A sure sign that dormant pruning needs to be done is the evidence of witches broom which is a dense mass of shoots growing from a single point. This happens when the plant is perpetually pruned or sheared on the top and never in the middle or base of the plant. This type of pruning leads to a plant that is top heavy with leaves, but looks bare and leggy on the stems and base.
Dormant pruning removes the witches broom, allows us to remove overgrown stems at the base of the plant and makes it easier to remove unwanted growth. These fixes allow sunlight and air to get to the entire plant and not only to the top sections. Heights of plants are also much more easily controlled during dormant pruning allowing the plant to take on a natural shape during the growing season without blocking windows or doors.
If your property does not have an automated irrigation system and you have not watered your turf regularly this summer, you may have noticed it is turning brown, indicating it is reacting to the impact of the summer drought we are in the midst of here in the northern Chicagoland area. Your grass has a natural drought defense system which shuts down the expendable parts of the plant in an effort to keep its roots alive, hence the brown coloration at the surface. The good news is, turf grasses are resilient plants and can survive a long time without water. The bad news is, not only does the brown grass not look good, the dormant grass will become more susceptible to invasive weeds and crabgrass which tend to find room to root and grow in the stressed turf. Generally, though, once moisture returns, most grasses will recover without leaving permanent damage. The weeds and crabgrass can be treated, and your once beautiful lawn should be restored.
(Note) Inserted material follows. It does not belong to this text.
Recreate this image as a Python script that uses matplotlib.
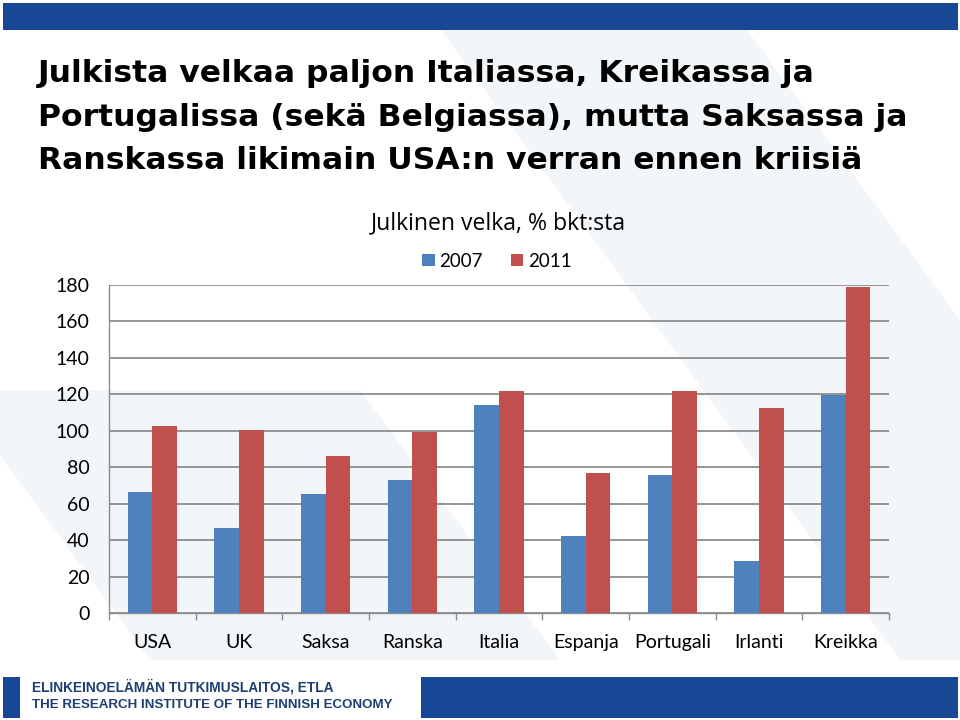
import matplotlib
matplotlib.use("Agg")
import matplotlib.pyplot as plt
import numpy as np
from matplotlib.patches import Rectangle, Polygon

categories = ["USA", "UK", "Saksa", "Ranska", "Italia", "Espanja", "Portugali", "Irlanti", "Kreikka"]
values_2007 = [66.3, 46.9, 65.4, 72.9, 114.4, 42.1, 75.8, 28.6, 119.4]
values_2011 = [102.5, 100.3, 86.4, 99.6, 122.0, 77.0, 121.6, 112.4, 179.1]
series_names = ["2007", "2011"]
y_ticks = [0, 20, 40, 60, 80, 100, 120, 140, 160, 180]

title_lines = ["Julkista velkaa paljon Italiassa, Kreikassa ja",
               "Portugalissa (sekä Belgiassa), mutta Saksassa ja",
               "Ranskassa likimain USA:n verran ennen kriisiä"]
chart_title = "Julkinen velka, % bkt:sta"
footer1 = "ELINKEINOELÄMÄN TUTKIMUSLAITOS, ETLA"
footer2 = "THE RESEARCH INSTITUTE OF THE FINNISH ECONOMY"

W, H = 960, 720
fig = plt.figure(figsize=(9.6, 7.2), dpi=100)
fig.patch.set_facecolor("white")

def fx(x):
    return x / W

def fy(y):
    return 1 - y / H

# background layer (watermark + header/footer bars)
bg = fig.add_axes([0, 0, 1, 1], zorder=-5)
bg.set_xlim(0, W)
bg.set_ylim(H, 0)
bg.axis("off")
wm = "#F3F6F9"
for pts in [
    [(441, 30), (747, 30), (960, 320), (960, 660), (900, 660)],
    [(0, 390), (360, 390), (560, 660), (150, 660), (0, 455)],
]:
    bg.add_patch(Polygon(pts, closed=True, facecolor=wm, edgecolor="none"))

navy = "#184796"
bg.add_patch(Rectangle((3, 3), 955, 26.5, facecolor=navy, edgecolor="none"))
bg.add_patch(Rectangle((3, 677), 17, 41, facecolor=navy, edgecolor="none"))
bg.add_patch(Rectangle((421, 677), 537, 41, facecolor=navy, edgecolor="none"))

for line, base in zip(title_lines, [82, 126.5, 169]):
    fig.text(fx(38), fy(base), line, ha="left", va="baseline", fontsize=22.6, fontweight="bold",
             family="DejaVu Sans", color="black")

fig.text(fx(32), fy(687), footer1, ha="left", va="center", fontsize=9.9, fontweight="bold",
         family="Liberation Sans", color="#1F3E74")
fig.text(fx(32), fy(705), footer2, ha="left", va="center", fontsize=9.6, fontweight="bold",
         family="Liberation Sans", color="#1F3E74")

# chart
ax = fig.add_axes([fx(109), fy(613), 780 / W, 328 / H])
ax.set_facecolor("none")
x = np.arange(len(categories))
bw = 1 / 3.5
ax.bar(x - bw / 2, values_2007, width=bw, color="#4F81BD", label=series_names[0], zorder=3)
ax.bar(x + bw / 2, values_2011, width=bw, color="#C0504D", label=series_names[1], zorder=3)
ax.set_xlim(-0.5, len(categories) - 0.5)
ax.set_ylim(0, 180)
ax.set_yticks(y_ticks)
ax.set_yticklabels([str(v) for v in y_ticks], family="Lato", fontsize=14)
ax.yaxis.grid(True, color="#8C8C8C", linewidth=1.3, zorder=1)
ax.set_axisbelow(True)
ax.tick_params(axis="y", length=0, pad=14, colors="black")
ax.set_xticks(x)
ax.set_xticklabels(categories, family="Lato", fontsize=14)
ax.set_xticks(np.arange(-0.5, len(categories)), minor=True)
ax.tick_params(axis="x", which="major", length=0, pad=15)
ax.tick_params(axis="x", which="minor", length=5, width=1, color="#8C8C8C")
for s in ["top", "right"]:
    ax.spines[s].set_visible(False)
for s in ["left", "bottom"]:
    ax.spines[s].set_color("#8C8C8C")
    ax.spines[s].set_linewidth(1.0)

fig.text(fx(498), fy(223), chart_title, ha="center", va="center", family="Open Sans", fontsize=16.6)
leg = ax.legend(loc="center", bbox_to_anchor=(fx(497), fy(261)), bbox_transform=fig.transFigure,
                ncol=2, frameon=False, prop={"family": "Lato", "size": 13.5},
                handlelength=0.65, handleheight=0.65, handletextpad=0.25, columnspacing=1.5)

fig.savefig("out.png", dpi=100)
The simplest and best practice that we have found for helping the turf survive and recover from the effects of a drought, if regular watering is not an option, is to make some simple adjustments to our mowing operations. We raise our mower blades slightly, to 3″ – 3.5″, to minimize the heat/sun exposure of the root systems of the turf that results from mowing too low in these hot, dry conditions. Additionally, you will find that we will forgo mowing whenever warranted, on a given visit, if the grass has gone dormant and has not grown sufficiently to necessitate a mowing. This will prevent the potential damage that could be done to the dry, brittle grass blades as the heavy mower wheels roll over them. The added benefit of not mowing is the extra time we can spend on your property detailing and performing more labor-intensive gardening operations.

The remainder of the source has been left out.